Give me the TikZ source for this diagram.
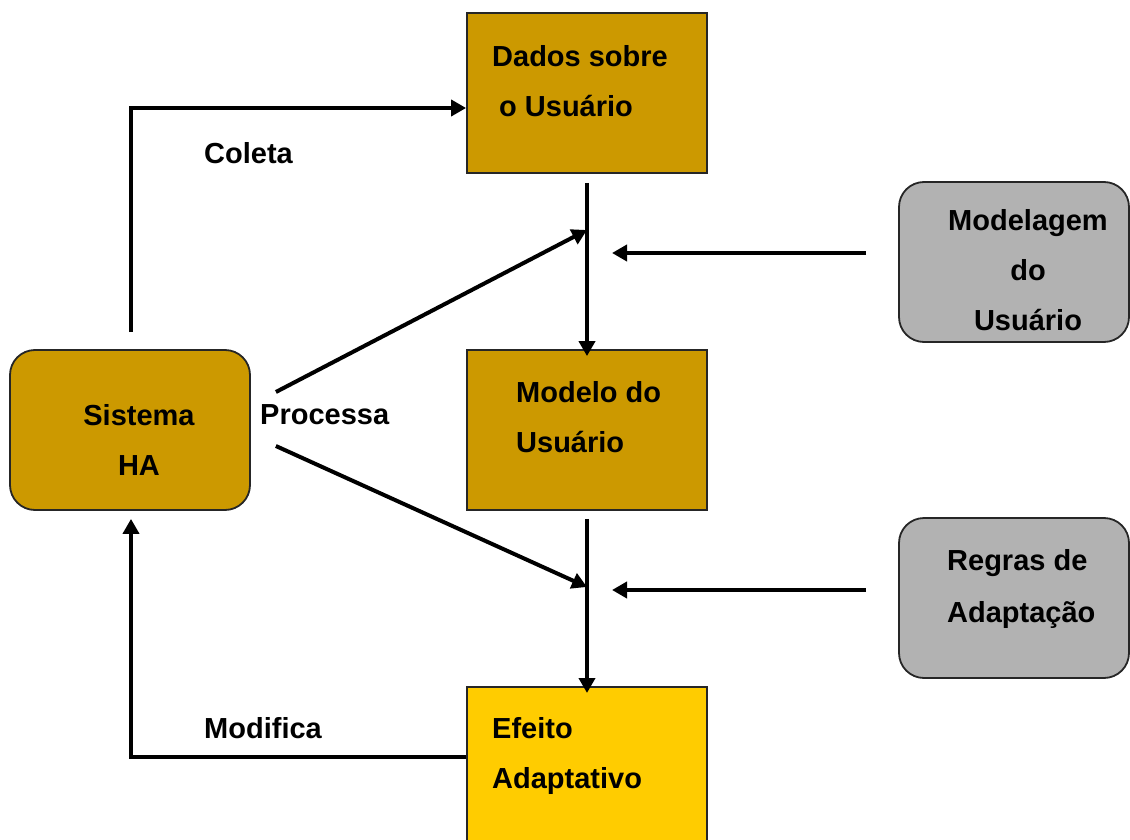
\documentclass[tikz,border=0pt]{standalone}
\usepackage{fontspec}
\setmainfont{Liberation Sans}
\usetikzlibrary{arrows.meta,calc}

\definecolor{gold}{HTML}{CC9900}
\definecolor{sun}{HTML}{FFCC00}
\definecolor{stone}{HTML}{B2B2B2}

\begin{document}
\begin{tikzpicture}[x=1pt,y=-1pt,
  box/.style={draw=black!85, line width=1.8pt, minimum width=240pt, minimum height=160pt, inner sep=0pt},
  rbox/.style={box, rounded corners=25pt},
  txt/.style={font=\fontsize{29}{50}\selectfont\bfseries, inner sep=0pt},
  conn/.style={line width=4pt, -{Triangle[length=15pt,width=16pt]}}]
\useasboundingbox (0,0) rectangle (1130,840);

% boxes
\node[box, fill=gold] (dados) at (587,93) {};
\node[box, fill=gold] (modelo) at (587,430) {};
\node[box, fill=sun, minimum height=180pt, anchor=north] (efeito) at (587,686) {};
\node[rbox, fill=gold] (sistema) at (130,430) {};
\node[rbox, fill=stone, minimum width=230pt] (modelagem) at (1014,262) {};
\node[rbox, fill=stone, minimum width=230pt] (regras) at (1014,598) {};

% box texts
\node[txt, anchor=north west, align=left] (tdados) at (492,45) {Dados sobre\\\hspace*{7pt}o Usuário};
\node[txt, anchor=north west, align=left] (tmodelo) at (516,381) {Modelo do\\Usuário};
\node[txt, anchor=north west, align=left] (tefeito) at (492,717) {Efeito\\Adaptativo};
\node[txt, align=center] (tsistema) at (139,440) {Sistema\\HA};
\node[txt, align=center] (tmodelagem) at (1028,270) {Modelagem\\do\\Usuário};
\node[txt, anchor=north west, align=left, font=\fontsize{29}{52}\selectfont\bfseries] (tregras) at (947,549) {Regras de\\Adaptação};

% connector labels
\node[txt, anchor=west] (lcoleta) at (204,153) {Coleta};
\node[txt, anchor=west] (lprocessa) at (260,415) {Processa};
\node[txt, anchor=west] (lmodifica) at (204,728) {Modifica};

% junction points on the vertical flows
\coordinate (j1) at (587,230);
\coordinate (j2) at (587,587);

% main flow
\draw[conn] (dados.south) ++(0,9) -- ($(modelo.north)+(0,7)$);
\draw[conn] (modelo.south) ++(0,8) -- ($(efeito.north)+(0,7)$);

% processing inputs
\draw[conn] ($(sistema.east)+(25,-38)$) -- (j1);
\draw[conn] ($(sistema.east)+(25,16)$) -- (j2);
\draw[conn] ($(modelagem.west)+(-32,-9)$) -- ($(j1)+(25,23)$);
\draw[conn] ($(regras.west)+(-32,-8)$) -- ($(j2)+(25,3)$);

% collection and modification loops
\draw[conn] ($(sistema.north)+(1,-17)$) |- ($(dados.west)+(0,15)$);
\draw[conn] ($(efeito.north west)+(0,71)$) -| ($(sistema.south)+(1,8)$);
\end{tikzpicture}
\end{document}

» **What to produce**
Omit the pictures, then output the rest of the listing exactly.

» **Solution**
Give me the TikZ source for this diagram.
\documentclass[tikz,border=0pt]{standalone}
\usepackage{fontspec}
\setmainfont{Liberation Sans}
\usetikzlibrary{arrows.meta,calc}

\definecolor{gold}{HTML}{CC9900}
\definecolor{sun}{HTML}{FFCC00}
\definecolor{stone}{HTML}{B2B2B2}

\begin{document}
\begin{tikzpicture}[x=1pt,y=-1pt,
  box/.style={draw=black!85, line width=1.8pt, minimum width=240pt, minimum height=160pt, inner sep=0pt},
  rbox/.style={box, rounded corners=25pt},
  txt/.style={font=\fontsize{29}{50}\selectfont\bfseries, inner sep=0pt},
  conn/.style={line width=4pt, -{Triangle[length=15pt,width=16pt]}}]
\useasboundingbox (0,0) rectangle (1130,840);

% boxes
\node[box, fill=gold] (dados) at (587,93) {};
\node[box, fill=gold] (modelo) at (587,430) {};
\node[box, fill=sun, minimum height=180pt, anchor=north] (efeito) at (587,686) {};
\node[rbox, fill=gold] (sistema) at (130,430) {};
\node[rbox, fill=stone, minimum width=230pt] (modelagem) at (1014,262) {};
\node[rbox, fill=stone, minimum width=230pt] (regras) at (1014,598) {};

% box texts
\node[txt, anchor=north west, align=left] (tdados) at (492,45) {Dados sobre\\\hspace*{7pt}o Usuário};
\node[txt, anchor=north west, align=left] (tmodelo) at (516,381) {Modelo do\\Usuário};
\node[txt, anchor=north west, align=left] (tefeito) at (492,717) {Efeito\\Adaptativo};
\node[txt, align=center] (tsistema) at (139,440) {Sistema\\HA};
\node[txt, align=center] (tmodelagem) at (1028,270) {Modelagem\\do\\Usuário};
\node[txt, anchor=north west, align=left, font=\fontsize{29}{52}\selectfont\bfseries] (tregras) at (947,549) {Regras de\\Adaptação};

% connector labels
\node[txt, anchor=west] (lcoleta) at (204,153) {Coleta};
\node[txt, anchor=west] (lprocessa) at (260,415) {Processa};
\node[txt, anchor=west] (lmodifica) at (204,728) {Modifica};

% junction points on the vertical flows
\coordinate (j1) at (587,230);
\coordinate (j2) at (587,587);

% main flow
\draw[conn] (dados.south) ++(0,9) -- ($(modelo.north)+(0,7)$);
\draw[conn] (modelo.south) ++(0,8) -- ($(efeito.north)+(0,7)$);

% processing inputs
\draw[conn] ($(sistema.east)+(25,-38)$) -- (j1);
\draw[conn] ($(sistema.east)+(25,16)$) -- (j2);
\draw[conn] ($(modelagem.west)+(-32,-9)$) -- ($(j1)+(25,23)$);
\draw[conn] ($(regras.west)+(-32,-8)$) -- ($(j2)+(25,3)$);

% collection and modification loops
\draw[conn] ($(sistema.north)+(1,-17)$) |- ($(dados.west)+(0,15)$);
\draw[conn] ($(efeito.north west)+(0,71)$) -| ($(sistema.south)+(1,8)$);
\end{tikzpicture}
\end{document}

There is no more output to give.